The Dow rose 1.5 percent Friday to 13,075.66, while the Standard & Poor’s 500 Index, a broader measure of stocks, was up 1.9 percent to 1,385.97. The tech-heavy Nasdaq soared 2.2 percent to 2,958.09.
All the indexes were up at least 1 percent for the week.
The euro gained against the dollar, finishing the week at $1.23.
After the encouraging signals out of Europe, investors seemed to shrug off a report from the U.S. Commerce Department on Friday showing that the nation’s economy grew at a rate of 1.5 percent during the second quarter.
Although that tepid pace reinforces concerns about the strength of the recovery, Jim O’Sullivan, chief U.S. economist for High Frequency Economics, said that the report likely didn’t drag markets down because it was in line with analysts’ forecasts.
Yields on U.S. Treasury bonds hit 1.55, up from from 1.427 on Monday.

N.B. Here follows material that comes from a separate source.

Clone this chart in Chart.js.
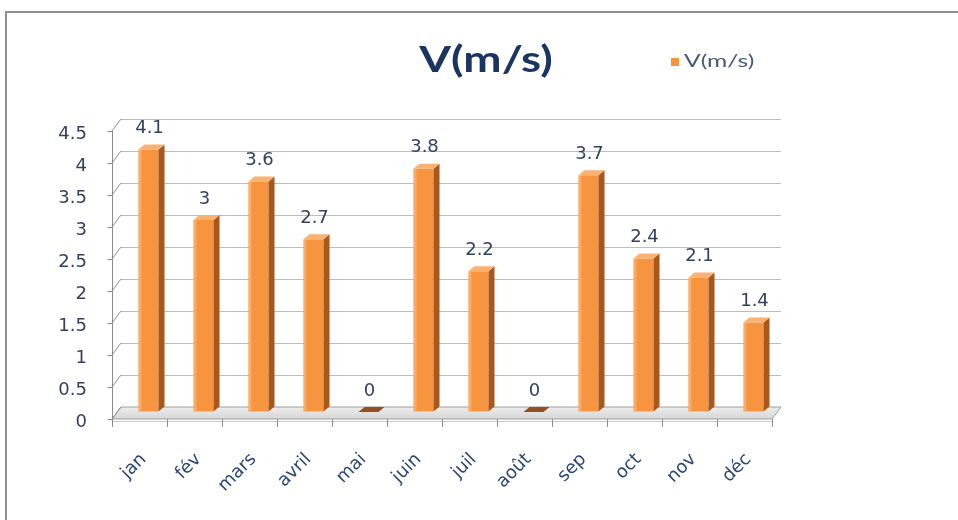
<!DOCTYPE html>
<html>
<head>
<meta charset="utf-8">
<title>V(m/s)</title>
<script src="https://cdn.jsdelivr.net/npm/chart.js@4/dist/chart.umd.min.js"></script>
<style>
  html, body { margin: 0; padding: 0; background: #ffffff; }
  #wrap { position: relative; width: 958px; height: 520px; overflow: hidden; }
  #frame { position: absolute; left: 5px; top: 11px; width: 1000px; height: 600px;
           border-left: 2px solid #8f8f8f; border-top: 2px solid #8f8f8f; }
  #c { position: absolute; left: 0; top: 0; }
</style>
</head>
<body>
<div id="wrap">
  <div id="frame"></div>
  <canvas id="c" width="958" height="520"></canvas>
</div>
<script>
// Monthly wind speed
const months = ['jan', 'fév', 'mars', 'avril', 'mai', 'juin', 'juil', 'août', 'sep', 'oct', 'nov', 'déc'];
const speeds = [4.1, 3, 3.6, 2.7, 0, 3.8, 2.2, 0, 3.7, 2.4, 2.1, 1.4];
const yMin = 0;
const yMax = 4.5;
const yStep = 0.5;
const seriesLabel = 'V(m/s)';
const chartTitle = 'V(m/s)';

// colours
const ORANGE = '#F7943F';
const ORANGE_SIDE = '#A9581D';
const ORANGE_TOP = '#FBB170';
const ORANGE_FLAT = '#95501F';
const NAVY = '#1C3560';
const TICK_TEXT = '#34415C';
const GRID = '#BDBDBD';
const AXIS = '#8C8C8C';

// plot box (back wall) and the pseudo-3D offsets
const wall = { left: 121, right: 781, top: 119, bottom: 407 };
const DEPTH_X = 9, DEPTH_Y = 12;   // back wall -> front edge of the floor
const BAR_DROP = 5;                 // bars stand a little in front of the wall
const SIDE_X = 6, SIDE_Y = 5;       // visible depth of each column

const threeD = {
  id: 'threeD',
  beforeDatasetsDraw(chart) {
    const { ctx } = chart;
    const x = chart.scales.x, y = chart.scales.y;
    const y0 = y.getPixelForValue(yMin);
    const yTop = y.getPixelForValue(yMax);
    const L = x.left, R = x.right;
    ctx.save();
    // floor
    const g = ctx.createLinearGradient(0, y0, 0, y0 + DEPTH_Y);
    g.addColorStop(0, '#EDEDED');
    g.addColorStop(1, '#D6D6D6');
    ctx.beginPath();
    ctx.moveTo(L, y0);
    ctx.lineTo(R, y0);
    ctx.lineTo(R - DEPTH_X, y0 + DEPTH_Y);
    ctx.lineTo(L - DEPTH_X, y0 + DEPTH_Y);
    ctx.closePath();
    ctx.fillStyle = g;
    ctx.fill();
    ctx.strokeStyle = '#9E9E9E';
    ctx.lineWidth = 1;
    ctx.stroke();
    // front edge shadow line
    ctx.beginPath();
    ctx.moveTo(L - DEPTH_X, y0 + DEPTH_Y + 2.5);
    ctx.lineTo(R - DEPTH_X, y0 + DEPTH_Y + 2.5);
    ctx.strokeStyle = '#C8C8C8';
    ctx.stroke();

    // front vertical axis, its slanted ticks and short outer ticks
    ctx.strokeStyle = AXIS;
    const fx = L - DEPTH_X + 0.5;
    ctx.beginPath();
    ctx.moveTo(fx, yTop + DEPTH_Y);
    ctx.lineTo(fx, y0 + DEPTH_Y + 5);
    ctx.stroke();
    y.ticks.forEach((t) => {
      const py = y.getPixelForValue(t.value);
      ctx.beginPath();
      ctx.moveTo(L - DEPTH_X, py + DEPTH_Y);
      ctx.lineTo(L, py);
      ctx.moveTo(fx - 5, py + DEPTH_Y + 0.5);
      ctx.lineTo(fx, py + DEPTH_Y + 0.5);
      ctx.stroke();
    });
    // category tick marks on the front edge
    const n = months.length;
    for (let i = 0; i <= n; i++) {
      let bx;
      if (i === 0) bx = L;
      else if (i === n) bx = R;
      else bx = (x.getPixelForValue(i - 1) + x.getPixelForValue(i)) / 2;
      ctx.beginPath();
      ctx.moveTo(bx - DEPTH_X + 0.5, y0 + DEPTH_Y);
      ctx.lineTo(bx - DEPTH_X + 0.5, y0 + DEPTH_Y + 8);
      ctx.stroke();
    }
    ctx.restore();
  },
  beforeDatasetDraw(chart) {
    chart.ctx.save();
    chart.ctx.translate(0, BAR_DROP);
  },
  afterDatasetDraw(chart) {
    chart.ctx.restore();
  },
  afterDatasetsDraw(chart) {
    const { ctx } = chart;
    const meta = chart.getDatasetMeta(0);
    const values = chart.data.datasets[0].data;
    ctx.save();
    meta.data.forEach((el, i) => {
      const w = el.width;
      const x0 = el.x - w / 2, x1 = el.x + w / 2;
      const top = el.y + BAR_DROP;
      const bottom = el.base + BAR_DROP;
      if (values[i] > 0) {
        // right side face
        ctx.beginPath();
        ctx.moveTo(x1, top);
        ctx.lineTo(x1 + SIDE_X, top - SIDE_Y);
        ctx.lineTo(x1 + SIDE_X, bottom - SIDE_Y);
        ctx.lineTo(x1, bottom);
        ctx.closePath();
        ctx.fillStyle = ORANGE_SIDE;
        ctx.fill();
        // top face
        ctx.beginPath();
        ctx.moveTo(x0, top);
        ctx.lineTo(x0 + SIDE_X, top - SIDE_Y);
        ctx.lineTo(x1 + SIDE_X, top - SIDE_Y);
        ctx.lineTo(x1, top);
        ctx.closePath();
        ctx.fillStyle = ORANGE_TOP;
        ctx.fill();
        // soft highlight on the left of the front face
        ctx.fillStyle = 'rgba(255,200,150,0.45)';
        ctx.fillRect(x0, top, 3, bottom - top);
      } else {
        // a zero value leaves only a flat lid on the floor
        ctx.beginPath();
        ctx.moveTo(x0, bottom);
        ctx.lineTo(x0 + SIDE_X, bottom - SIDE_Y);
        ctx.lineTo(x1 + SIDE_X, bottom - SIDE_Y);
        ctx.lineTo(x1, bottom);
        ctx.closePath();
        ctx.fillStyle = ORANGE_FLAT;
        ctx.fill();
      }
      // value label
      ctx.font = '18px "DejaVu Sans"';
      ctx.fillStyle = TICK_TEXT;
      ctx.textAlign = 'center';
      ctx.textBaseline = 'middle';
      ctx.fillText(String(values[i]), el.x + 1, top - 21);
    });
    ctx.restore();
  },
  afterDraw(chart) {
    const { ctx } = chart;
    ctx.save();
    // title
    ctx.translate(486, 60);
    ctx.scale(1.27, 1);
    ctx.font = 'bold 36px Lato';
    ctx.fillStyle = NAVY;
    ctx.textAlign = 'center';
    ctx.textBaseline = 'middle';
    ctx.fillText(chartTitle, 0, 0);
    ctx.restore();

    // legend
    ctx.save();
    ctx.fillStyle = chart.data.datasets[0].backgroundColor;
    ctx.fillRect(671, 58, 8, 8);
    ctx.translate(684, 62);
    ctx.scale(1.45, 1);
    ctx.font = '17px Lato';
    ctx.fillStyle = '#4A5878';
    ctx.textAlign = 'left';
    ctx.textBaseline = 'middle';
    ctx.fillText(chart.data.datasets[0].label, 0, 0);
    ctx.restore();
  }
};

new Chart(document.getElementById('c'), {
  type: 'bar',
  data: {
    labels: months,
    datasets: [{
      label: seriesLabel,
      data: speeds,
      backgroundColor: ORANGE,
      borderWidth: 0,
      categoryPercentage: 1,
      barPercentage: 0.364,
      clip: false
    }]
  },
  options: {
    responsive: false,
    animation: false,
    events: [],
    locale: 'en-US',
    layout: { padding: { top: wall.top, right: 958 - wall.right, left: 0, bottom: 0 } },
    plugins: {
      legend: { display: false },
      title: { display: false },
      tooltip: { enabled: false }
    },
    scales: {
      x: {
        grid: { display: false, drawTicks: false },
        border: { display: false },
        ticks: {
          autoSkip: false,
          minRotation: 45,
          maxRotation: 45,
          padding: 42,
          labelOffset: -5,
          color: '#2E4777',
          font: { family: 'DejaVu Sans', size: 18 }
        },
        afterFit(scale) { scale.height = 520 - wall.bottom; }
      },
      y: {
        min: yMin,
        max: yMax,
        grid: { color: GRID, drawTicks: false, lineWidth: 1 },
        border: { display: false },
        ticks: {
          stepSize: yStep,
          padding: 34,
          labelOffset: 15,
          color: TICK_TEXT,
          font: { family: 'DejaVu Sans', size: 18 },
          callback: (v) => String(v)
        },
        afterFit(scale) { scale.width = wall.left; }
      }
    }
  },
  plugins: [threeD]
});
</script>
</body>
</html>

In quarterly earnings reports released this week, some U.S. companies said that Europe’s problems are weighing on their revenues. Ford reported a loss on the continent, in part because of the struggling economy there. The automaker said Wednesday that it has revised its expected losses in Europe for the year to more than $1 billion.
In a conference call with analysts about its earnings, Starbucks reportedly said that it was considering closing some poorly performing European outposts. And science and engineering company DuPont cited “continued weakness in Europe” as a challenge.